>>>
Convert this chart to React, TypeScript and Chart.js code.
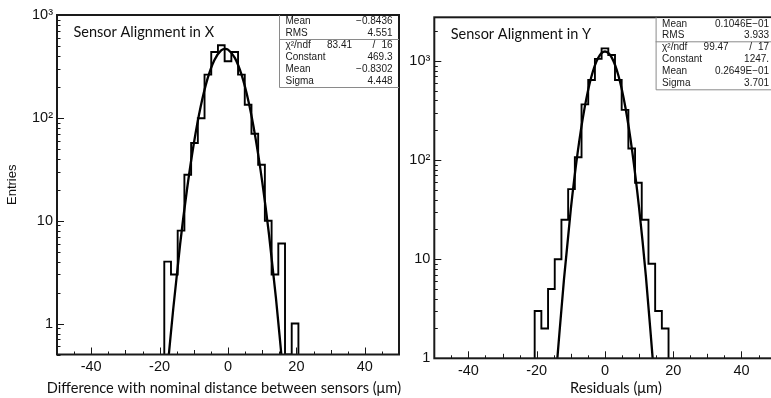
import React, { useEffect, useRef } from "react";
import { Chart, registerables } from "chart.js";

Chart.register(...registerables);

// ---------------- data ----------------
// Histogram bin edges (51 bins over -50..50, only populated region listed)
const LEFT_BIN_EDGES = [-18.63, -16.67, -14.71, -12.75, -10.78, -8.82, -6.86, -4.9, -2.94, -0.98, 0.98, 2.94, 4.9, 6.86, 8.82, 10.78, 12.75, 14.71, 16.67, 18.63, 20.59];
const LEFT_COUNTS = [4, 3, 8, 28, 57, 99, 263, 437, 508, 355, 437, 263, 134, 70, 35, 10, 3, 6, 0, 1];
const LEFT_FIT_X = [-17.3, -16, -14, -12, -10, -8, -6, -4, -2, -0.83, 0, 2, 4, 6, 8, 10, 12, 14, 15.6];
const LEFT_FIT_Y = [0.5, 1.4, 5.9, 20, 56, 128, 239, 364, 453, 469, 461, 383, 260, 144, 65, 24, 7.3, 1.8, 0.5];

const RIGHT_BIN_EDGES = [-20.59, -18.63, -16.67, -14.71, -12.75, -10.78, -8.82, -6.86, -4.9, -2.94, -0.98, 0.98, 2.94, 4.9, 6.86, 8.82, 10.78, 12.75, 14.71, 16.67, 18.63];
const RIGHT_COUNTS = [3, 2, 5, 10, 25, 51, 107, 365, 644, 1050, 1340, 1150, 644, 321, 131, 59, 25, 9, 3, 2];
const RIGHT_FIT_X = [-13.95, -12, -10, -8, -6, -4, -2, 0, 2, 4, 6, 8, 10, 12, 13.98];
const RIGHT_FIT_Y = [1, 6.3, 32, 119, 331, 690, 1073, 1247, 1082, 701, 339, 122, 33, 6.7, 1];

const X_MIN = -50;
const X_MAX = 50;
const X_TICKS = [-40, -20, 0, 20, 40];
const Y_TICKS = [1, 10, 100, 1000];
const Y_TICK_LABELS: Record<number, string> = { 1: "1", 10: "10", 100: "10²", 1000: "10³" };
const LEFT_Y_RANGE = [0.5, 1000];
const RIGHT_Y_RANGE = [1, 2760];

const LEFT_TITLE = "Sensor Alignment in X";
const RIGHT_TITLE = "Sensor Alignment in Y";
const LEFT_X_LABEL = "Difference with nominal distance between sensors (μm)";
const RIGHT_X_LABEL = "Residuals (μm)";
const Y_LABEL = "Entries";

const LEFT_STATS = [["Mean", "−0.8436"], ["RMS", "4.551"]];
const LEFT_FIT_STATS = [["χ²/ndf", "83.41", "16"], ["Constant", "469.3"], ["Mean", "−0.8302"], ["Sigma", "4.448"]];
const RIGHT_STATS = [["Mean", "0.1046E−01"], ["RMS", "3.933"]];
const RIGHT_FIT_STATS = [["χ²/ndf", "99.47", "17"], ["Constant", "1247."], ["Mean", "0.2649E−01"], ["Sigma", "3.701"]];

// ---------------- helpers ----------------
function histPoints(edges: number[], counts: number[], floor: number) {
  const pts = [{ x: edges[0], y: floor }];
  counts.forEach((c, i) => pts.push({ x: edges[i], y: c > 0 ? c : floor }));
  pts.push({ x: edges[edges.length - 1], y: floor });
  return pts;
}

type Spec = {
  width: number;
  height: number;
  left: number;
  edges: number[];
  counts: number[];
  fitX: number[];
  fitY: number[];
  yRange: number[];
  title: string;
  xLabel: string;
  xLabelShift: number;
  yLabel?: string;
  stats: string[][];
  fitStats: string[][];
  yAxisW: number;
  xAxisH: number;
  padTop: number;
  padRight: number;
};

function decorPlugin(spec: Spec) {
  return {
    id: "decor",
    afterDatasetsDraw(chart: any) {
      const { ctx, chartArea: a, scales } = chart;
      const xs = scales.x;
      const ys = scales.y;
      ctx.save();
      ctx.strokeStyle = "#161616";
      ctx.lineWidth = 1;
      ctx.beginPath();
      for (let v = X_MIN; v <= X_MAX; v += 5) {
        const px = Math.round(xs.getPixelForValue(v)) + 0.5;
        const len = v % 20 === 0 ? 7 : v % 10 === 0 ? 4.5 : 3;
        ctx.moveTo(px, a.bottom);
        ctx.lineTo(px, a.bottom - len);
      }
      const [ymin, ymax] = spec.yRange;
      for (let d = Math.floor(Math.log10(ymin)); d <= Math.ceil(Math.log10(ymax)); d++) {
        for (let m = 1; m <= 9; m++) {
          const v = m * Math.pow(10, d);
          if (v < ymin || v > ymax) continue;
          const py = Math.round(ys.getPixelForValue(v)) + 0.5;
          const len = m === 1 ? 7 : 3.5;
          ctx.moveTo(a.left, py);
          ctx.lineTo(a.left + len, py);
        }
      }
      ctx.stroke();
      // frame
      ctx.lineWidth = 2;
      ctx.strokeStyle = "#1a1a1a";
      ctx.strokeRect(a.left, a.top, a.right - a.left, a.bottom - a.top);
      ctx.restore();
    },
    afterDraw(chart: any) {
      const { ctx, chartArea: a } = chart;
      ctx.save();
      // title inside plot
      ctx.fillStyle = "#111";
      ctx.font = "14.5px Lato";
      ctx.textBaseline = "middle";
      ctx.textAlign = "left";
      ctx.fillText(spec.title, a.left + 16.5, a.top + 17.5);
      // x axis title
      ctx.font = "14.6px Lato";
      ctx.textAlign = "center";
      ctx.fillText(spec.xLabel, (a.left + a.right) / 2 + spec.xLabelShift, chart.height - 10);
      // stats box
      const bw = 120;
      const bh = 72;
      const bx = a.right - bw;
      const by = a.top;
      ctx.fillStyle = "#fff";
      ctx.fillRect(bx, by + 1, bw - 1, bh - 1);
      ctx.strokeStyle = "#8a8a8a";
      ctx.lineWidth = 1;
      ctx.beginPath();
      ctx.moveTo(bx + 0.5, by);
      ctx.lineTo(bx + 0.5, by + bh + 0.5);
      ctx.lineTo(a.right, by + bh + 0.5);
      ctx.moveTo(bx, by + 24.5);
      ctx.lineTo(a.right, by + 24.5);
      ctx.stroke();
      ctx.fillStyle = "#1a1a1a";
      ctx.font = "10px 'Liberation Sans', Arial";
      ctx.textBaseline = "middle";
      const rows = [...spec.stats, ...spec.fitStats];
      rows.forEach((r, i) => {
        const ty = by + 6.5 + i * 11.9;
        ctx.textAlign = "left";
        ctx.fillText(r[0], bx + 6.5, ty);
        ctx.textAlign = "right";
        if (r.length === 3) {
          ctx.fillText(r[1], bx + 73, ty);
          ctx.textAlign = "center";
          ctx.fillText("/", bx + 95, ty);
          ctx.textAlign = "right";
          ctx.fillText(r[2], a.right - 6.5, ty);
        } else {
          ctx.fillText(r[1], a.right - 6.5, ty);
        }
      });
      ctx.restore();
    },
  };
}

function makeConfig(spec: Spec): any {
  return {
    type: "line",
    data: {
      datasets: [
        {
          data: histPoints(spec.edges, spec.counts, spec.yRange[0]),
          borderColor: "#000",
          borderWidth: 1.9,
          stepped: "before",
          pointRadius: 0,
          fill: false,
        },
        {
          data: spec.fitX.map((x, i) => ({ x, y: spec.fitY[i] })),
          borderColor: "#000",
          borderWidth: 2.3,
          cubicInterpolationMode: "monotone",
          pointRadius: 0,
          fill: false,
        },
      ],
    },
    options: {
      animation: false,
      responsive: false,
      events: [],
      layout: { autoPadding: false, padding: { top: spec.padTop, right: spec.padRight, left: 0, bottom: 0 } },
      plugins: { legend: { display: false }, tooltip: { enabled: false }, title: { display: false } },
      scales: {
        x: {
          type: "linear",
          min: X_MIN,
          max: X_MAX,
          grid: { display: false, drawTicks: false },
          border: { display: false },
          afterBuildTicks: (s: any) => {
            s.ticks = X_TICKS.map((v) => ({ value: v }));
          },
          afterFit: (s: any) => {
            s.height = spec.xAxisH;
          },
          ticks: {
            autoSkip: false,
            maxRotation: 0,
            padding: 4,
            color: "#111",
            font: { family: "'Liberation Sans', Arial", size: 14.5 },
          },
          title: { display: false },
        },
        y: {
          type: "logarithmic",
          min: spec.yRange[0],
          max: spec.yRange[1],
          grid: { display: false, drawTicks: false },
          border: { display: false },
          afterBuildTicks: (s: any) => {
            s.ticks = Y_TICKS.filter((v) => v >= spec.yRange[0] && v <= spec.yRange[1]).map((v) => ({ value: v }));
          },
          afterFit: (s: any) => {
            s.width = spec.yAxisW;
          },
          ticks: {
            autoSkip: false,
            padding: 4,
            color: "#111",
            font: { family: "'Liberation Sans', Arial", size: 14.5 },
            callback: (v: number) => Y_TICK_LABELS[v] ?? "",
          },
          title: {
            display: !!spec.yLabel,
            text: spec.yLabel || "",
            color: "#111",
            font: { family: "'Liberation Sans', Arial", size: 13 },
            padding: { top: 5, bottom: 0 },
          },
        },
      },
    },
    plugins: [decorPlugin(spec)],
  };
}

function HistChart({ spec }: { spec: Spec }) {
  const ref = useRef<HTMLCanvasElement>(null);
  useEffect(() => {
    const chart = new Chart(ref.current as HTMLCanvasElement, makeConfig(spec));
    return () => chart.destroy();
  }, []);
  return (
    <canvas
      ref={ref}
      width={spec.width}
      height={spec.height}
      style={{ position: "absolute", left: spec.left, top: 0, width: spec.width, height: spec.height }}
    />
  );
}

const LEFT_SPEC: Spec = {
  width: 405,
  height: 398,
  left: 0,
  edges: LEFT_BIN_EDGES,
  counts: LEFT_COUNTS,
  fitX: LEFT_FIT_X,
  fitY: LEFT_FIT_Y,
  yRange: LEFT_Y_RANGE,
  title: LEFT_TITLE,
  xLabel: LEFT_X_LABEL,
  xLabelShift: -4,
  yLabel: Y_LABEL,
  stats: LEFT_STATS,
  fitStats: LEFT_FIT_STATS,
  yAxisW: 57,
  xAxisH: 43.5,
  padTop: 15,
  padRight: 6,
};

const RIGHT_SPEC: Spec = {
  width: 380,
  height: 398,
  left: 405,
  edges: RIGHT_BIN_EDGES,
  counts: RIGHT_COUNTS,
  fitX: RIGHT_FIT_X,
  fitY: RIGHT_FIT_Y,
  yRange: RIGHT_Y_RANGE,
  title: RIGHT_TITLE,
  xLabel: RIGHT_X_LABEL,
  xLabelShift: 11,
  stats: RIGHT_STATS,
  fitStats: RIGHT_FIT_STATS,
  yAxisW: 29.3,
  xAxisH: 39.7,
  padTop: 17.3,
  padRight: 9.4,
};

export default function App() {
  return (
    <div
      style={{
        position: "absolute",
        left: 0,
        top: 0,
        width: 771,
        height: 398,
        overflow: "hidden",
        background: "#fff",
      }}
    >
      <HistChart spec={LEFT_SPEC} />
      <HistChart spec={RIGHT_SPEC} />
    </div>
  );
}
<<<
§ The problem
Extract, word for word, each line from the top of the data down to and including the line with "const RIGHT_Y_RANGE = [1, 2760];"; skip the pictures.

§ Problem solution
Convert this chart to React, TypeScript and Chart.js code.
import React, { useEffect, useRef } from "react";
import { Chart, registerables } from "chart.js";

Chart.register(...registerables);

// ---------------- data ----------------
// Histogram bin edges (51 bins over -50..50, only populated region listed)
const LEFT_BIN_EDGES = [-18.63, -16.67, -14.71, -12.75, -10.78, -8.82, -6.86, -4.9, -2.94, -0.98, 0.98, 2.94, 4.9, 6.86, 8.82, 10.78, 12.75, 14.71, 16.67, 18.63, 20.59];
const LEFT_COUNTS = [4, 3, 8, 28, 57, 99, 263, 437, 508, 355, 437, 263, 134, 70, 35, 10, 3, 6, 0, 1];
const LEFT_FIT_X = [-17.3, -16, -14, -12, -10, -8, -6, -4, -2, -0.83, 0, 2, 4, 6, 8, 10, 12, 14, 15.6];
const LEFT_FIT_Y = [0.5, 1.4, 5.9, 20, 56, 128, 239, 364, 453, 469, 461, 383, 260, 144, 65, 24, 7.3, 1.8, 0.5];

const RIGHT_BIN_EDGES = [-20.59, -18.63, -16.67, -14.71, -12.75, -10.78, -8.82, -6.86, -4.9, -2.94, -0.98, 0.98, 2.94, 4.9, 6.86, 8.82, 10.78, 12.75, 14.71, 16.67, 18.63];
const RIGHT_COUNTS = [3, 2, 5, 10, 25, 51, 107, 365, 644, 1050, 1340, 1150, 644, 321, 131, 59, 25, 9, 3, 2];
const RIGHT_FIT_X = [-13.95, -12, -10, -8, -6, -4, -2, 0, 2, 4, 6, 8, 10, 12, 13.98];
const RIGHT_FIT_Y = [1, 6.3, 32, 119, 331, 690, 1073, 1247, 1082, 701, 339, 122, 33, 6.7, 1];

const X_MIN = -50;
const X_MAX = 50;
const X_TICKS = [-40, -20, 0, 20, 40];
const Y_TICKS = [1, 10, 100, 1000];
const Y_TICK_LABELS: Record<number, string> = { 1: "1", 10: "10", 100: "10²", 1000: "10³" };
const LEFT_Y_RANGE = [0.5, 1000];
const RIGHT_Y_RANGE = [1, 2760];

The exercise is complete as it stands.